I still think carpenters and renovators are in general underpaid in society, compared to what some white collar careers pull in.....


----------



## tipitop (Dec 3, 2013)

I’m at 35-40$. Lower then that like a contractor do not make sense. 30$/hour should be rock bottom.


----------



## asgoodasdead (Aug 30, 2013)

tipitop said:


> I’m at 35-40$. Lower then that like a contractor do not make sense. 30$/hour should be rock bottom.


are you talking about your rate as an employee or what you charge customers as a business owner?


----------



## tipitop (Dec 3, 2013)

asgoodasdead said:


> are you talking about your rate as an employee or what you charge customers as a business owner?


Like a business owner. Self employed more precise. No way that you can make so much like an employee.


----------



## asgoodasdead (Aug 30, 2013)

tipitop said:


> Like a business owner. Self employed more precise. No way that you can make so much like an employee.


I guess in minnesota. $30-35 is top pay for an employee here. what contractors charge customers is much higher.


----------



## tipitop (Dec 3, 2013)

asgoodasdead said:


> I guess in minnesota. $30-35 is top pay for an employee here. what contractors charge customers is much higher.


How much contractors charge? I talk with a guy that is commercial trimmer, owner of company. He claim be at 60$/hour. But notice above comments. Most are lower then myself even as self employed.
Well I spot you do framing. I do light framing, stairs etc but mostly do trim. Of course framers take more, much heavier job. May be that will frame one house this spring.


----------



## asgoodasdead (Aug 30, 2013)

our hourly trim rate is actually higher than our hourly framing rate. last trim job we just finished we were at $60/hr per man. framing is usually around $45/hr per man


----------



## tipitop (Dec 3, 2013)

asgoodasdead said:


> our hourly trim rate is actually higher than our hourly framing rate. last trim job we just finished we were at $60/hr per man. framing is usually around $45/hr per man


Well I beside my job try to make an international Internet business. If that fail, and I will know till end of year I will go into realtor job in hope to become a home flipper. As I post in another thread if I would flip houses for myself and do carpentry at them it would be 500-700$/hour. No only myself I think any one from us at last should try investment in houses, flipping etc.


----------



## asgoodasdead (Aug 30, 2013)

flipping houses is tough around here. market might be different there, but I know guys who've tried flipping houses around here and actually lost money at it.


----------



## tipitop (Dec 3, 2013)

asgoodasdead said:


> flipping houses is tough around here. market might be different there, but I know guys who've tried flipping houses around here and actually lost money at it.
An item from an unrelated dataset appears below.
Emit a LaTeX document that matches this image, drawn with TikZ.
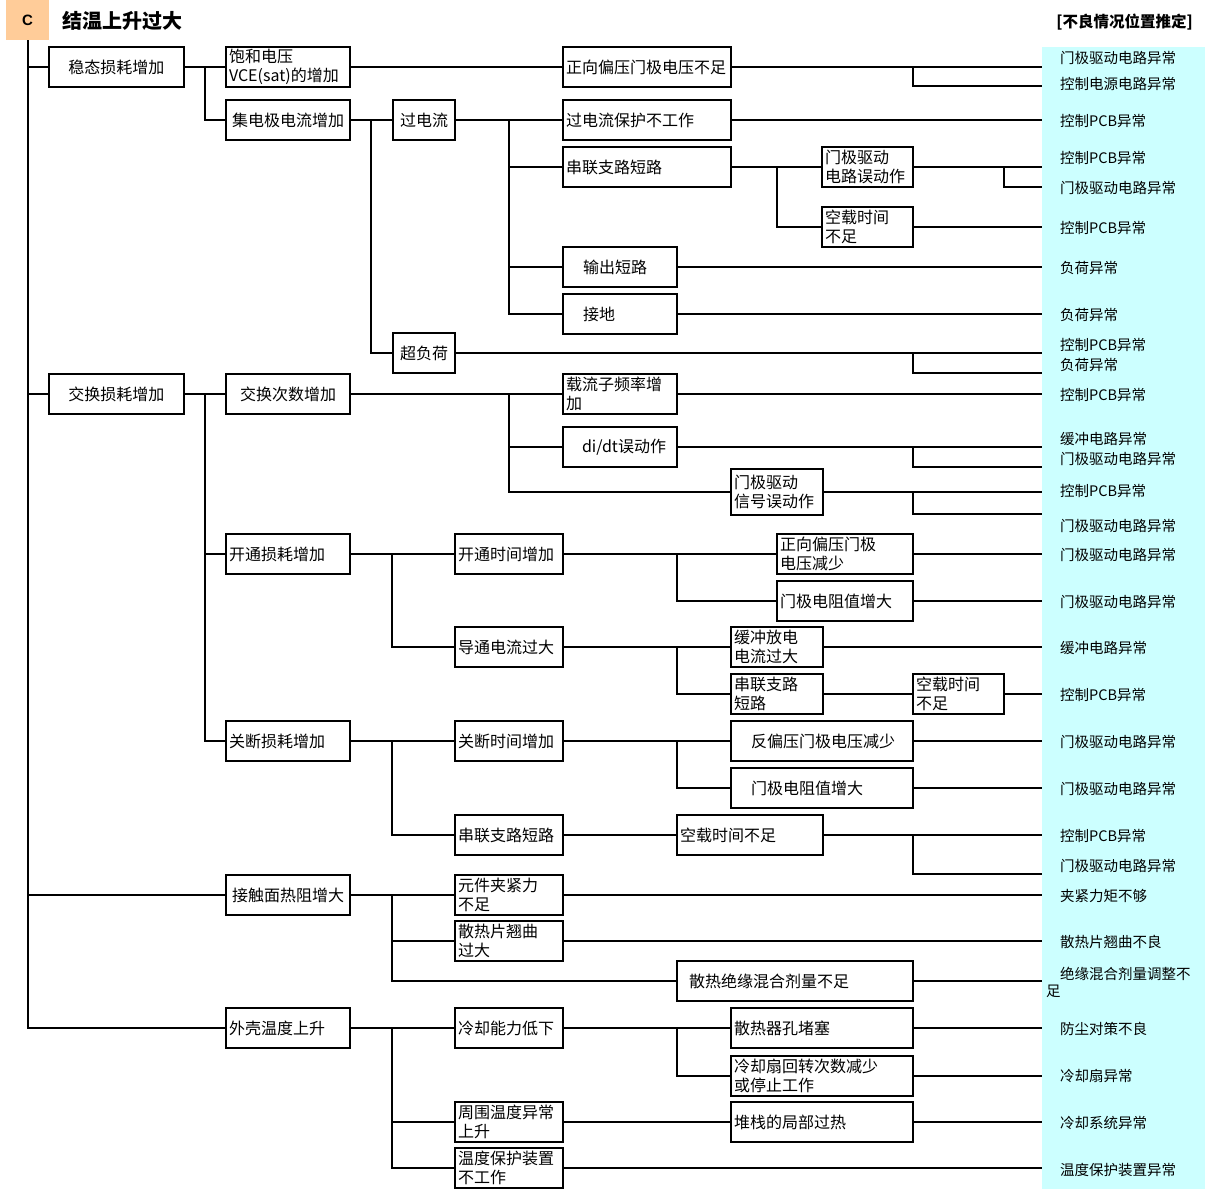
\documentclass[tikz,border=0pt]{standalone}
\usepackage{fontspec}
\setmainfont{Noto Sans CJK SC}
\newfontfamily\latinsans{Liberation Sans}
\definecolor{peach}{RGB}{255,204,153}
\definecolor{panelcyan}{RGB}{204,255,255}
\tikzset{
  bx/.style={draw=black, line width=2.2pt, fill=white, inner xsep=3pt, inner ysep=0pt, outer sep=0pt,
    font=\fontsize{16}{19.5}\selectfont},
  ln/.style={line width=2pt},
  lab/.style={anchor=west, inner sep=0pt, font=\fontsize{14.5}{17}\selectfont},
}
\newcommand\bx[7][align=left]{%
  \pgfmathsetmacro\bxw{#5-#3-6}%
  \pgfmathsetmacro\bxh{#6-#4}%
  \node[bx,#1,anchor=north west,text width=\bxw pt,minimum height=\bxh pt] (#2) at (#3,#4) {#7};}
\newcommand\topanel[1]{\draw[ln] (#1.east) -- (#1.east -| panel.west);}
\newcommand\forkp[4]{%
  \coordinate (#2) at (#3,#4);
  \draw[ln] (#1.east -| #2) |- (#2 -| panel.west);}
\begin{document}
\begin{tikzpicture}[x=1pt,y=-1pt]
\useasboundingbox (0,0) rectangle (1205,1189);
\fill[white] (0,0) rectangle (1205,1189);
% header
\node[fill=peach, anchor=north west, minimum width=43pt, minimum height=40pt, inner sep=0pt, outer sep=0pt,
  font=\latinsans\bfseries\fontsize{15}{18}\selectfont] (cbox) at (6,0) {C};
\node[anchor=west, inner sep=0pt, font=\fontsize{20}{24}\selectfont\bfseries] (title) at (62,21) {结温上升过大};
\node[anchor=east, inner sep=0pt, font=\fontsize{15.5}{18}\selectfont\bfseries] (hdr) at (1193,22) {[不良情况位置推定]};
% cyan panel
\node[fill=panelcyan, anchor=north west, minimum width=163pt, minimum height=1142pt, inner sep=0pt, outer sep=0pt] (panel) at (1042,47) {};

% ---------- boxes ----------
\bx[align=center]{wt}{49}{47}{184}{87}{稳态损耗增加}
\bx[align=center]{jh}{49}{374}{184}{414}{交换损耗增加}

\bx{bh}{226}{47}{350}{87}{饱和电压\\VCE(sat)的增加}
\bx[align=center]{jdj}{226}{100}{350}{140}{集电极电流增加}
\bx[align=center]{jc}{226}{374}{350}{414}{交换次数增加}
\bx{kt}{226}{534}{350}{574}{开通损耗增加}
\bx{gd}{226}{721}{350}{761}{关断损耗增加}
\bx[align=center]{jc2}{226}{875}{350}{915}{接触面热阻增大}
\bx{wk}{226}{1008}{350}{1048}{外壳温度上升}

\bx[align=center]{gdl}{393}{100}{455}{140}{过电流}
\bx[align=center]{cfh}{393}{333}{455}{373}{超负荷}

\bx{zx}{563}{47}{731}{87}{正向偏压门极电压不足}
\bx{gbh}{563}{100}{731}{140}{过电流保护不工作}
\bx{clA}{563}{147}{731}{187}{串联支路短路}
\bx{mj}{822}{147}{913}{187}{门极驱动\\电路误动作}
\bx{kz1}{822}{207}{913}{247}{空载时间\\不足}
\bx{sc}{563}{247}{677}{287}{\hspace*{17pt}输出短路}
\bx{jd}{563}{294}{677}{334}{\hspace*{17pt}接地}

\bx{zl}{563}{374}{677}{414}{载流子频率增\\加}
\bx{didt}{563}{427}{677}{467}{\hspace*{16pt}di/dt误动作}
\bx{mx}{731}{469}{823}{515}{门极驱动\\信号误动作}

\bx{ktsj}{455}{534}{563}{574}{开通时间增加}
\bx{dt}{455}{627}{563}{667}{导通电流过大}
\bx{zxj}{777}{534}{913}{574}{正向偏压门极\\电压减少}
\bx{mdz1}{777}{581}{913}{621}{门极电阻值增大}
\bx{hc}{731}{627}{823}{667}{缓冲放电\\电流过大}
\bx{cl2}{731}{674}{823}{714}{串联支路\\短路}
\bx{kz2}{913}{674}{1004}{714}{空载时间\\不足}

\bx{gdsj}{455}{721}{563}{761}{关断时间增加}
\bx{cl3}{455}{815}{563}{855}{串联支路短路}
\bx{fp}{731}{721}{913}{761}{\hspace*{17pt}反偏压门极电压减少}
\bx{mdz2}{731}{768}{913}{808}{\hspace*{17pt}门极电阻值增大}
\bx{kz3}{677}{815}{823}{855}{空载时间不足}

\bx{yj}{455}{875}{563}{915}{元件夹紧力\\不足}
\bx{sr}{455}{921}{563}{961}{散热片翘曲\\过大}
\bx{jy}{677}{961}{913}{1001}{\hspace*{9pt}散热绝缘混合剂量不足}

\bx{lq}{455}{1008}{563}{1048}{冷却能力低下}
\bx{zw}{455}{1102}{563}{1142}{周围温度异常\\上升}
\bx{wb}{455}{1148}{563}{1188}{温度保护装置\\不工作}
\bx{sk}{731}{1008}{913}{1048}{散热器孔堵塞}
\bx{lqs}{731}{1056}{913}{1096}{冷却扇回转次数减少\\或停止工作}
\bx{dz}{731}{1102}{913}{1142}{堆栈的局部过热}

% ---------- connectors ----------
% trunk
\draw[ln] (cbox.south) |- (wk.west);
\draw[ln] (cbox.south |- wt.west) -- (wt.west);
\draw[ln] (cbox.south |- jh.west) -- (jh.west);
\draw[ln] (cbox.south |- jc2.west) -- (jc2.west);

% steady-state loss
\draw[ln] (wt.east) -- (bh.west);
\coordinate (a1) at (205,67);
\draw[ln] (a1) |- (jdj.west);
\draw[ln] (bh.east) -- (zx.west);
\draw[ln] (jdj.east) -- (gdl.west);
\coordinate (a2) at (371,120);
\draw[ln] (a2) |- (cfh.west);
\draw[ln] (gdl.east) -- (gbh.west);
\coordinate (a3) at (509,120);
\draw[ln] (a3) |- (clA.west);
\draw[ln] (a3) |- (sc.west);
\draw[ln] (a3) |- (jd.west);
\draw[ln] (clA.east) -- (mj.west);
\coordinate (a4) at (777,167);
\draw[ln] (a4) |- (kz1.west);

\topanel{zx}  \forkp{zx}{f1}{913}{86}
\topanel{gbh}
\topanel{mj}  \forkp{mj}{f2}{1004}{187}
\topanel{kz1}
\topanel{sc}
\topanel{jd}
\topanel{cfh} \forkp{cfh}{f3}{913}{373}

% switching loss
\draw[ln] (jh.east) -- (jc.west);
\coordinate (b1) at (205,394);
\draw[ln] (b1) |- (kt.west);
\draw[ln] (b1) |- (gd.west);
\draw[ln] (jc.east) -- (zl.west);
\coordinate (b2) at (509,394);
\draw[ln] (b2) |- (didt.west);
\draw[ln] (b2) |- (mx.west);
\topanel{zl}
\topanel{didt} \forkp{didt}{f4}{913}{467}
\topanel{mx}   \forkp{mx}{f5}{913}{514}

% turn-on loss
\draw[ln] (kt.east) -- (ktsj.west);
\coordinate (c1) at (392,554);
\draw[ln] (c1) |- (dt.west);
\draw[ln] (ktsj.east) -- (zxj.west);
\coordinate (c2) at (677,554);
\draw[ln] (c2) |- (mdz1.west);
\draw[ln] (dt.east) -- (hc.west);
\coordinate (c3) at (677,647);
\draw[ln] (c3) |- (cl2.west);
\draw[ln] (cl2.east) -- (kz2.west);
\topanel{zxj}
\topanel{mdz1}
\topanel{hc}
\topanel{kz2}

% turn-off loss
\draw[ln] (gd.east) -- (gdsj.west);
\coordinate (d1) at (392,741);
\draw[ln] (d1) |- (cl3.west);
\draw[ln] (gdsj.east) -- (fp.west);
\coordinate (d2) at (677,741);
\draw[ln] (d2) |- (mdz2.west);
\draw[ln] (cl3.east) -- (kz3.west);
\topanel{fp}
\topanel{mdz2}
\topanel{kz3} \forkp{kz3}{f6}{913}{874}

% contact thermal resistance
\draw[ln] (jc2.east) -- (yj.west);
\coordinate (e1) at (392,895);
\draw[ln] (e1) |- (sr.west);
\draw[ln] (e1) |- (jy.west);
\topanel{yj}
\topanel{sr}
\topanel{jy}

% case temperature
\draw[ln] (wk.east) -- (lq.west);
\coordinate (g1) at (392,1028);
\draw[ln] (g1) |- (zw.west);
\draw[ln] (g1) |- (wb.west);
\draw[ln] (lq.east) -- (sk.west);
\coordinate (g2) at (677,1028);
\draw[ln] (g2) |- (lqs.west);
\draw[ln] (zw.east) -- (dz.west);
\topanel{sk}
\topanel{lqs}
\topanel{dz}
\topanel{wb}

% ---------- right labels ----------
\node[lab] (r1) at (1060,58) {门极驱动电路异常};
\node[lab] (r2) at (1060,84) {控制电源电路异常};
\node[lab] (r3) at (1060,121) {控制PCB异常};
\node[lab] (r4) at (1060,158) {控制PCB异常};
\node[lab] (r5) at (1060,188) {门极驱动电路异常};
\node[lab] (r6) at (1060,228) {控制PCB异常};
\node[lab] (r7) at (1060,268) {负荷异常};
\node[lab] (r8) at (1060,315) {负荷异常};
\node[lab] (r9) at (1060,345) {控制PCB异常};
\node[lab] (r10) at (1060,365) {负荷异常};
\node[lab] (r11) at (1060,395) {控制PCB异常};
\node[lab] (r12) at (1060,439) {缓冲电路异常};
\node[lab] (r13) at (1060,459) {门极驱动电路异常};
\node[lab] (r14) at (1060,491) {控制PCB异常};
\node[lab] (r15) at (1060,526) {门极驱动电路异常};
\node[lab] (r16) at (1060,555) {门极驱动电路异常};
\node[lab] (r17) at (1060,602) {门极驱动电路异常};
\node[lab] (r18) at (1060,648) {缓冲电路异常};
\node[lab] (r19) at (1060,695) {控制PCB异常};
\node[lab] (r20) at (1060,742) {门极驱动电路异常};
\node[lab] (r21) at (1060,789) {门极驱动电路异常};
\node[lab] (r22) at (1060,836) {控制PCB异常};
\node[lab] (r23) at (1060,866) {门极驱动电路异常};
\node[lab] (r24) at (1060,896) {夹紧力矩不够};
\node[lab] (r25) at (1060,942) {散热片翘曲不良};
\node[lab, anchor=north west, align=left] (r26) at (1046,967) {\hspace*{14pt}绝缘混合剂量调整不\\足};
\node[lab] (r27) at (1060,1029) {防尘对策不良};
\node[lab] (r28) at (1060,1076) {冷却扇异常};
\node[lab] (r29) at (1060,1123) {冷却系统异常};
\node[lab] (r30) at (1060,1170) {温度保护装置异常};
\end{tikzpicture}
\end{document}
One of investors that I work for made past year 100K profit at two houses. I know is thought but worth a try.


----------



## Tenon Cutter (Apr 18, 2013)

asgoodasdead said:


> I guess in minnesota. $30-35 is top pay for an employee here. what contractors charge customers is much higher.


I'm a trim carpenter here in minnesota ( where you can drink the tap water and breathe the air). I recently went out on my own. When I was an employee, I was charged out at $63.50 per hour. My wage was 29.90. I currently charge my clients ( granted, only a handful so far) $65 per hour. Seems to be the high end standard up here in Duluth


----------



## B.D.R. (May 22, 2007)

I charge out at $175.00 per hour. And I do free quotes 4 hours a day.
I work from 9 to 4 and take an hour for lunch. No weekends.
I take my time and do quality work.
Why am I not making a go of self-employment? 

:laughing::laughing::laughing::laughing::laughing::laughing::laughing:


----------



## onmywayup (Aug 18, 2012)

CITY DECKS INC said:


> Anyone care to put there two pennies of what there paying there guys???
> 
> General Labor no to min skill no tool except for maybe a bag. $10-12.50/h
> 
> ...


That's pretty much in line with what we're paying in Michigan now. We're a small non-union shop. 2-6 guys


----------



## FRAME2FINISH (Aug 31, 2010)

I worked with a younger guy years ago,

He was the lead at the place so he had too make sure I knew that,

I just let my work talk for itself, he went out on his own and we partnered up on a camp.

I tried telling him he left way too much money on the table but didn't want too hear it.

I built the foundation for him and I cut while him and his guy framed , tried saving him from him self a couple times and heard his ego reply. When he realized he screwed up he blamed me lmao, after it was weather tight,

I parted ways, main reason was some special cut siding that wouldn't be in for 2 months. I told him we wouldn't be there in 2 months he thought we would.

A couple years back I did some finish carpentry for him ended up doing a little more and since he was on vacation. Blew it out for him! Oh I'll pay you more lol he didn't .

So seeing its so slow, I've been thinking of working for someone else. Just show up minimal tools and go home. Don't need the stress anymore!

Problem is I show people pics and it goes quiet!!!
Over qualified maybe!!

I use my buddy as a reference and he text me an offer!

He starts out saying he's doing something right because he's not working for someone else!!

Then goes on to say age is only a number and I'm the BOSS!! I don't want to waste time and argue but if you have a better way I might listen!

Then he says he will give me 17.50 an hour lmfao

I'm hoping it picks up quick or I might just drop my tool belt in the garbage and go load trucks somewhere!! Atleast I can ride my bike too work!


----------



## Burgerbuilders (Oct 17, 2013)

I'm a lead carpenter in a small town in northern Pennsylvania. 
I've been at this for 15 years. I frame, trim, siding, decks, doors, windows, everything. I sub, so I carry my own insurance, my own truck and tools. 
The guy I mainly work for provides all the scaffolding, ladders, compressors, ect. I charge by the hour. The guy I mainly work for pays $22 an hour for me. 

Am I getting ripped off? How much shoul I be getting do you honestly think?


----------